Arunanondchai’s work has also been presented as part of numerous group exhibitions, and at biennales and festivals, including Mountain/Time at Aspen Art Museum (2022), the Gwangju Biennale (2021), the Yokohama Triennale (2020), and the Venice and Whitney Biennales (2019).
Louise Wallace
Louise Wallace (b. 1970, Belfast) is a painter, writer and educator. She was shortlisted for the BEEP Painting Prize (2022) and longlisted for the John Moore’s Painting Prize (2020). She is the recipient of several bursaries and Arts Council awards, most recently receiving SIAP funding (2022). She has exhibited her paintings nationally and internationally including the SoHo20 gallery (New York), Siemens Art Space (Beijing), RUA Red (Dublin) and the Fenderesky gallery (Belfast). Her work is in several private and public collections including the Arts Council of Northern Ireland, the Ulster University and the Boyle Civic Collection, Sligo. Wallace co-curated and exhibited in ‘Penumbra’, a survey of contemporary Irish female painting at the F.E. McWilliam Gallery (2020). Her essay ‘Who Killed Marthe Bonnard? Madness, Morbidity and Pierre Bonnard’s “The Bath”’ was published in the Journal of Contemporary Painting (2018) and she was an invited speaker on the work of painter Mary Swanzy at IMMA, Dublin (2018). She is co-curator of the retrospective ‘Catherine McWilliams 1961 – 2021’ at the F.E. McWilliam gallery (2023) and the author of ‘Hope is Something Rooted – the work of Catherine McWilliams’ in the Irish Arts Review, Spring 2023. Paintings from her latest Midnight Feast series are included in the British Council journal ‘Difficult Conversations’ (2023). Wallace completed her PhD in 2005 at Belfast School of Art where she currently works as a lecturer in painting.
Sharon Kelly
Sharon Kelly lives and works between her studio in QSS, Belfast and South Armagh. She gained a Master’s in Fine Art from the University of Ulster in 1989. Kelly’s practice takes the intersections between art, life, health and sport, and explores ideas of the synergy between mind and body. Her work encompasses a variety of media including drawing, installation, sculpture and moving image. She has collaborated with poets, writers, dancers and choreographers and in 2017 created set designs for Landscapes of Loss a multimedia dance production, for Maiden Voyage Dance.

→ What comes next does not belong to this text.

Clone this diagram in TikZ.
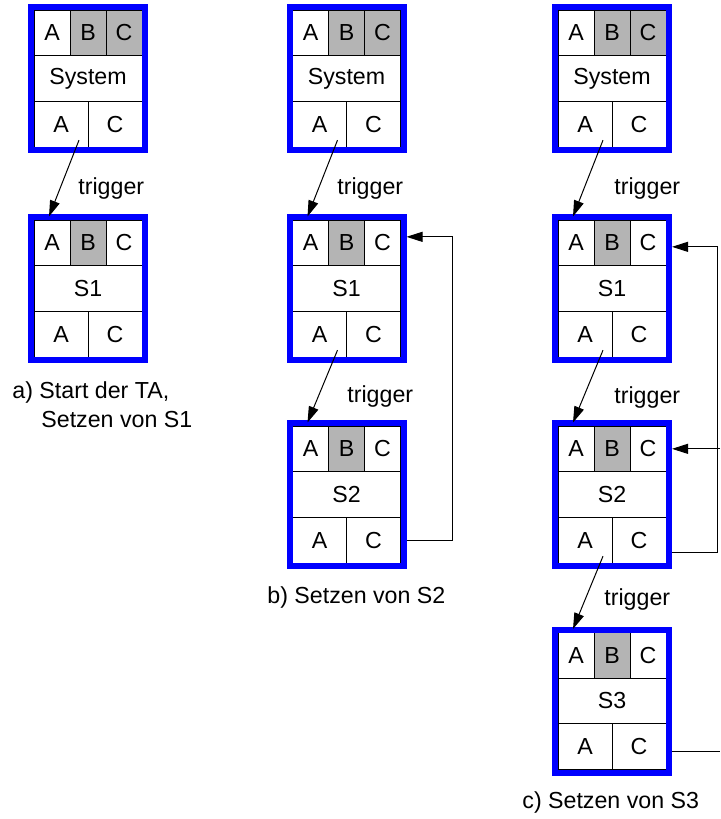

In 2022 she was the recipient of The Pollock-Krasner Foundation Grant, New York, USA and in 2020 she commenced the Arts Council of Northern Ireland Fellowship at The British School at Rome, which she finally completed early 2023. She has been the recipient of numerous Visual Arts Awards from the Arts Council of Northern Ireland, most recently the Artists International Development Fund to participate in a printmaking residency at Frans Masereel Centrum, Belgium later in 2023; The Rowel Friers Perpetual Trophy, Royal Ulster Academy of Art; The Drawing Prize 132nd Royal Academy Exhibition, 2013; The Bass Ireland Award 2001; British Council Award 1999; EV+A Open Award, Adjudicator, Jan Hoet, Belgium 1994; First Prize, ‘Siolru’, RHA Gallagher Gallery, Dublin 1994; Alice Berger-Hammerschlag Trust Travel Award 1991; The Elizabeth Greenshield Foundation, Canada 1990.
Her work has been exhibited nationally and internationally and is held in public and private collections in Northern Ireland and further afield.